• _SOURCE EXCERPT_
((

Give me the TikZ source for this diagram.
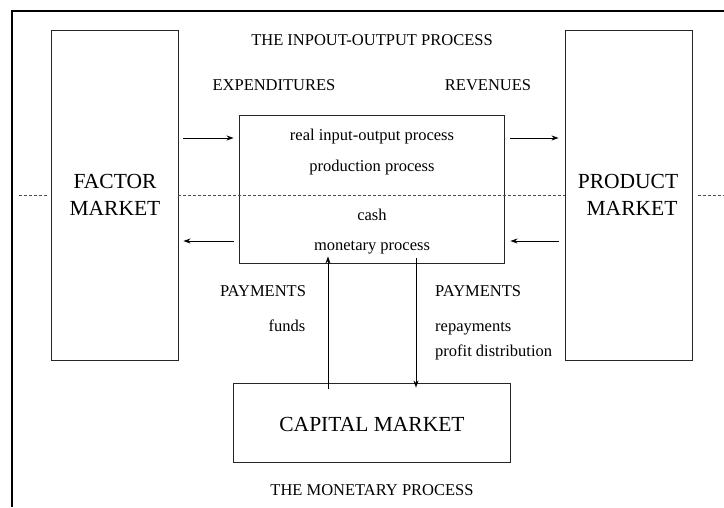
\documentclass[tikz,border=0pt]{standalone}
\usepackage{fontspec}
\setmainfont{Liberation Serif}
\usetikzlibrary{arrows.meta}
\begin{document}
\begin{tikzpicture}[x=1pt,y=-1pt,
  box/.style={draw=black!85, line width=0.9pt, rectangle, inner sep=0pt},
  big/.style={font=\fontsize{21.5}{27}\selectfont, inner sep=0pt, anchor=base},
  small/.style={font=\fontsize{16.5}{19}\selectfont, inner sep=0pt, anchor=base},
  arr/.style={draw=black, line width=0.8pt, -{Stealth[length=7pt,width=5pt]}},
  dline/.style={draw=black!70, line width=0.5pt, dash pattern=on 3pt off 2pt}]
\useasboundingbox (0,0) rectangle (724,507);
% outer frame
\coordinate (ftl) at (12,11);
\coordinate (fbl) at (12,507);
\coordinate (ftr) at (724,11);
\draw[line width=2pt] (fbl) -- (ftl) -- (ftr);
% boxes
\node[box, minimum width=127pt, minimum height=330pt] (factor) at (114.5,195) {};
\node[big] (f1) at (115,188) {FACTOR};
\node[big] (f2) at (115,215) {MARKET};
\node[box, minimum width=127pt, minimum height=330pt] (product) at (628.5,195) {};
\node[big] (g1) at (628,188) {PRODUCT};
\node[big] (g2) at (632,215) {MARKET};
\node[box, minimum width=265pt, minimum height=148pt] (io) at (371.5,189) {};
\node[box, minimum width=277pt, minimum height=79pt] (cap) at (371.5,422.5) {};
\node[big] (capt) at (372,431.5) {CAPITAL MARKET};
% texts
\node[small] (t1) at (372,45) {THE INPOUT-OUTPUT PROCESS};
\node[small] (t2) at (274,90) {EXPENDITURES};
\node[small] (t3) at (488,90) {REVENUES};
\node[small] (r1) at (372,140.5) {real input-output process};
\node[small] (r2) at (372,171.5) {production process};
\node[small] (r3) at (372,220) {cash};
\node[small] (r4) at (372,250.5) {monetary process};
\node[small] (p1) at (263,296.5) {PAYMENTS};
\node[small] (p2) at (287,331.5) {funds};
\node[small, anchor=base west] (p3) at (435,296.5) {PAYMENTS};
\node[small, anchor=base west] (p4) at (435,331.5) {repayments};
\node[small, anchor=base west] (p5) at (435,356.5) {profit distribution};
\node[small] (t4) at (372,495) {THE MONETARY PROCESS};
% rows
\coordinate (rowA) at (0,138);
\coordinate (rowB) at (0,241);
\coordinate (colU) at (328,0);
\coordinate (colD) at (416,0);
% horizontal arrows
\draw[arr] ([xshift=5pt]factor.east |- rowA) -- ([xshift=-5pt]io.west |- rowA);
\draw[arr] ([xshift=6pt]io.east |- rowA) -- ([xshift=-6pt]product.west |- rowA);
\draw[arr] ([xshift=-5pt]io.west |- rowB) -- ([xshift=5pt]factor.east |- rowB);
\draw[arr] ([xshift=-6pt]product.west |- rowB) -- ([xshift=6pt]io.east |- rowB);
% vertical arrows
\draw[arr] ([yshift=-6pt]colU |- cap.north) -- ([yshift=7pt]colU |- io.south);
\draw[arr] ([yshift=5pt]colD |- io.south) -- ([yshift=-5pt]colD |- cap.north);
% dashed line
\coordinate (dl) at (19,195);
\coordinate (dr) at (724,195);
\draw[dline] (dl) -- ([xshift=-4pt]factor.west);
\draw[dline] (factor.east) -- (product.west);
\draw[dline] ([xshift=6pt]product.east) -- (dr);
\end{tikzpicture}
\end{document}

))

Quote the data above in full, leaving out the pictures it holds.

• _WRITTEN ANSWER_
Give me the TikZ source for this diagram.
\documentclass[tikz,border=0pt]{standalone}
\usepackage{fontspec}
\setmainfont{Liberation Serif}
\usetikzlibrary{arrows.meta}
\begin{document}
\begin{tikzpicture}[x=1pt,y=-1pt,
  box/.style={draw=black!85, line width=0.9pt, rectangle, inner sep=0pt},
  big/.style={font=\fontsize{21.5}{27}\selectfont, inner sep=0pt, anchor=base},
  small/.style={font=\fontsize{16.5}{19}\selectfont, inner sep=0pt, anchor=base},
  arr/.style={draw=black, line width=0.8pt, -{Stealth[length=7pt,width=5pt]}},
  dline/.style={draw=black!70, line width=0.5pt, dash pattern=on 3pt off 2pt}]
\useasboundingbox (0,0) rectangle (724,507);
% outer frame
\coordinate (ftl) at (12,11);
\coordinate (fbl) at (12,507);
\coordinate (ftr) at (724,11);
\draw[line width=2pt] (fbl) -- (ftl) -- (ftr);
% boxes
\node[box, minimum width=127pt, minimum height=330pt] (factor) at (114.5,195) {};
\node[big] (f1) at (115,188) {FACTOR};
\node[big] (f2) at (115,215) {MARKET};
\node[box, minimum width=127pt, minimum height=330pt] (product) at (628.5,195) {};
\node[big] (g1) at (628,188) {PRODUCT};
\node[big] (g2) at (632,215) {MARKET};
\node[box, minimum width=265pt, minimum height=148pt] (io) at (371.5,189) {};
\node[box, minimum width=277pt, minimum height=79pt] (cap) at (371.5,422.5) {};
\node[big] (capt) at (372,431.5) {CAPITAL MARKET};
% texts
\node[small] (t1) at (372,45) {THE INPOUT-OUTPUT PROCESS};
\node[small] (t2) at (274,90) {EXPENDITURES};
\node[small] (t3) at (488,90) {REVENUES};
\node[small] (r1) at (372,140.5) {real input-output process};
\node[small] (r2) at (372,171.5) {production process};
\node[small] (r3) at (372,220) {cash};
\node[small] (r4) at (372,250.5) {monetary process};
\node[small] (p1) at (263,296.5) {PAYMENTS};
\node[small] (p2) at (287,331.5) {funds};
\node[small, anchor=base west] (p3) at (435,296.5) {PAYMENTS};
\node[small, anchor=base west] (p4) at (435,331.5) {repayments};
\node[small, anchor=base west] (p5) at (435,356.5) {profit distribution};
\node[small] (t4) at (372,495) {THE MONETARY PROCESS};
% rows
\coordinate (rowA) at (0,138);
\coordinate (rowB) at (0,241);
\coordinate (colU) at (328,0);
\coordinate (colD) at (416,0);
% horizontal arrows
\draw[arr] ([xshift=5pt]factor.east |- rowA) -- ([xshift=-5pt]io.west |- rowA);
\draw[arr] ([xshift=6pt]io.east |- rowA) -- ([xshift=-6pt]product.west |- rowA);
\draw[arr] ([xshift=-5pt]io.west |- rowB) -- ([xshift=5pt]factor.east |- rowB);
\draw[arr] ([xshift=-6pt]product.west |- rowB) -- ([xshift=6pt]io.east |- rowB);
% vertical arrows
\draw[arr] ([yshift=-6pt]colU |- cap.north) -- ([yshift=7pt]colU |- io.south);
\draw[arr] ([yshift=5pt]colD |- io.south) -- ([yshift=-5pt]colD |- cap.north);
% dashed line
\coordinate (dl) at (19,195);
\coordinate (dr) at (724,195);
\draw[dline] (dl) -- ([xshift=-4pt]factor.west);
\draw[dline] (factor.east) -- (product.west);
\draw[dline] ([xshift=6pt]product.east) -- (dr);
\end{tikzpicture}
\end{document}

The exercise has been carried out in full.